Economy and politics at the close of the nineteenth century
In the last third of the nineteenth century, a number of Western European economies started to catch up with Britain (see Chapter 6), and participated in a phase of modern economic growth. It was an era of the minimal state. Government expenditure, central as well as local, as a share of GDP was around 10 per cent and most public expenditure was consumed by the military, law and order and civil administration. Public education, state-funded health and assistance to the poor and elderly amounted to less than half of government expenditure. The role of the state was to set the rules of the game, i.e. to enact laws and regulation for industry and trade, which might include legislation about maximum hours of work and safety standards for industrial workers.

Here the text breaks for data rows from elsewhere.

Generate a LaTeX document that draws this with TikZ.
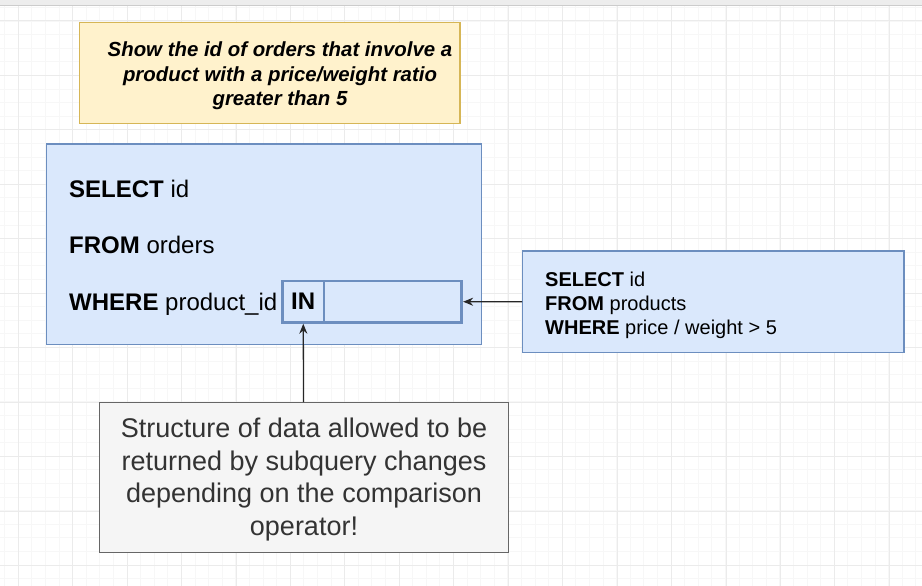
\documentclass[tikz,border=0pt]{standalone}
\usepackage{fontspec}
\setmainfont{Liberation Sans}
\usetikzlibrary{arrows.meta}

\definecolor{askFill}{HTML}{FFF2CC}
\definecolor{askLine}{HTML}{D6B656}
\definecolor{sqlFill}{HTML}{DAE8FC}
\definecolor{sqlLine}{HTML}{6C8EBF}
\definecolor{noteFill}{HTML}{F5F5F5}
\definecolor{noteLine}{HTML}{666666}
\definecolor{noteText}{HTML}{333333}
\definecolor{gridMinorCol}{HTML}{F7F7F7}
\definecolor{gridMajorCol}{HTML}{EBEBEB}
\definecolor{barCol}{HTML}{EDEDED}

\begin{document}
\begin{tikzpicture}[x=1pt,y=-1pt,
    ask/.style={fill=askFill,draw=askLine},
    sql/.style={fill=sqlFill,draw=sqlLine},
    slotbox/.style={fill=sqlFill,draw=sqlLine,line width=2.7pt},
    note/.style={fill=noteFill,draw=noteLine},
    sqlText/.style={inner sep=0,anchor=base west,font=\fontsize{24}{28}\selectfont},
    subText/.style={inner sep=0,anchor=base west,font=\fontsize{20}{24}\selectfont}]
\useasboundingbox (0,0) rectangle (922,586);

% background grid
\fill[white] (0,0) rectangle (922,586);
\foreach \x in {4.6,18.2,...,922} \draw[gridMinorCol,line width=0.8pt] (\x,0) -- (\x,586);
\foreach \y in {7.4,21,...,586} \draw[gridMinorCol,line width=0.8pt] (0,\y) -- (922,\y);
\foreach \x in {18.2,72.65,...,922} \draw[gridMajorCol,line width=1pt] (\x,0) -- (\x,586);
\foreach \y in {21,75.45,...,586} \draw[gridMajorCol,line width=1pt] (0,\y) -- (922,\y);
\fill[barCol] (0,0) rectangle (922,5);
\draw[black!20] (0,5) -- (922,5);

\begin{scope}[every node/.style={rectangle,inner sep=0,line width=1.3pt}]
    \node[ask,minimum width=380.5,minimum height=101] (Q) at (269.8,72.8) {};
    \node[sql,minimum width=435,minimum height=200.3] (M) at (264.3,244.2) {};
    \node[slotbox,minimum width=41.7,minimum height=41.3,
          font=\fontsize{24}{28}\selectfont\bfseries] (IN) at (303.2,301.7) {IN};
    \node[slotbox,minimum width=137.7,minimum height=41.3] (S) at (392.9,301.7) {};
    \node[sql,minimum width=381.3,minimum height=101.7] (P) at (713.3,301.8) {};
    \node[note,minimum width=409,minimum height=149.6] (N) at (303.8,477.5) {};
\end{scope}

% texts
\node[inner sep=0,align=center,font=\fontsize{20.4}{24.5}\selectfont\bfseries\itshape] (QT) at (280,76)
    {Show the id of orders that involve a\\product with a price/weight ratio\\greater than 5};
\foreach \kw/\rest [count=\i] in {SELECT/id,FROM/orders,WHERE/product\_id}
    \node[sqlText] (M\i) at (69,140.5+56.5*\i) {\textbf{\kw} \rest};
\foreach \kw/\rest [count=\i] in {SELECT/id,FROM/products,WHERE/{price / weight > 5}}
    \node[subText] (P\i) at (545,262+24*\i) {\textbf{\kw} \rest};
\node[inner sep=0,align=center,text=noteText,font=\fontsize{27}{32.5}\selectfont] (NT) at (304,479.6)
    {Structure of data allowed to be\\returned by subquery changes\\depending on the comparison\\operator!};

\begin{scope}[>={Stealth[length=10pt,width=8pt]},
              every edge/.style={draw=black!85,line width=1.3pt}]
    \path [->] (P) edge (S);
    \path [->] (N) edge (IN);
\end{scope}
\end{tikzpicture}
\end{document}
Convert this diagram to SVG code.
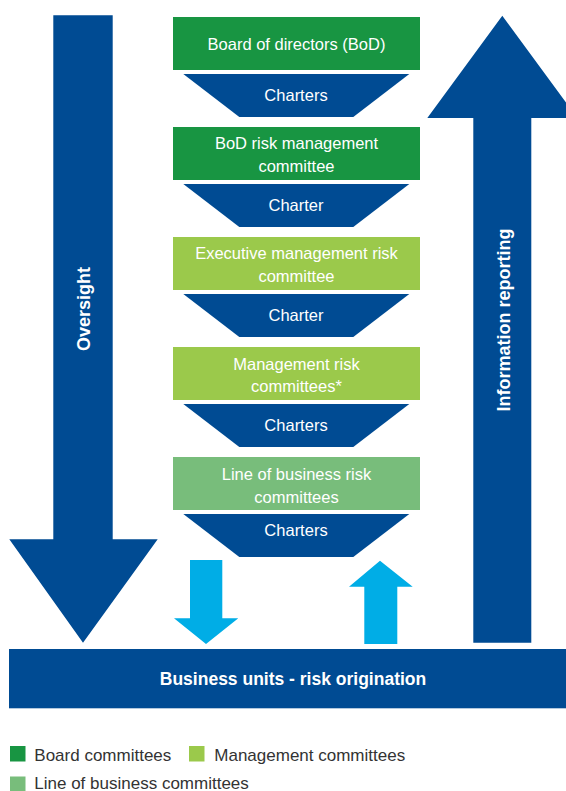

Poor relief actually stagnated in the nineteenth century and did not surpass 1 per cent of GDP until democracy gave the poor more say. In some nations, unemployment insurance was introduced with the help of the state, but trade unions were instrumental in setting them up. State subsidies were resisted in other nations on liberal grounds. A liberal consensus emerged, although attitudes to free trade differed when the losers from trade liberalization triggered off a protectionist backlash in the 1880s. However, the role of government was limited.
Money supply was left to the banking system and ultimately to central banks when they were granted a monopoly on note issuance. Macroeconomic management by using deliberate changes in taxation and expenditure to influence the business cycle had not been heard of. The first use of the word macroeconomics stems from the early 1940s. An economic orthodoxy which viewed the economy as a self-regulating entity dominated the minds of the ruling elite. It was thought that shocks to the economy could be absorbed through changes in prices and wages and would therefore have no real effects even in the short to medium term.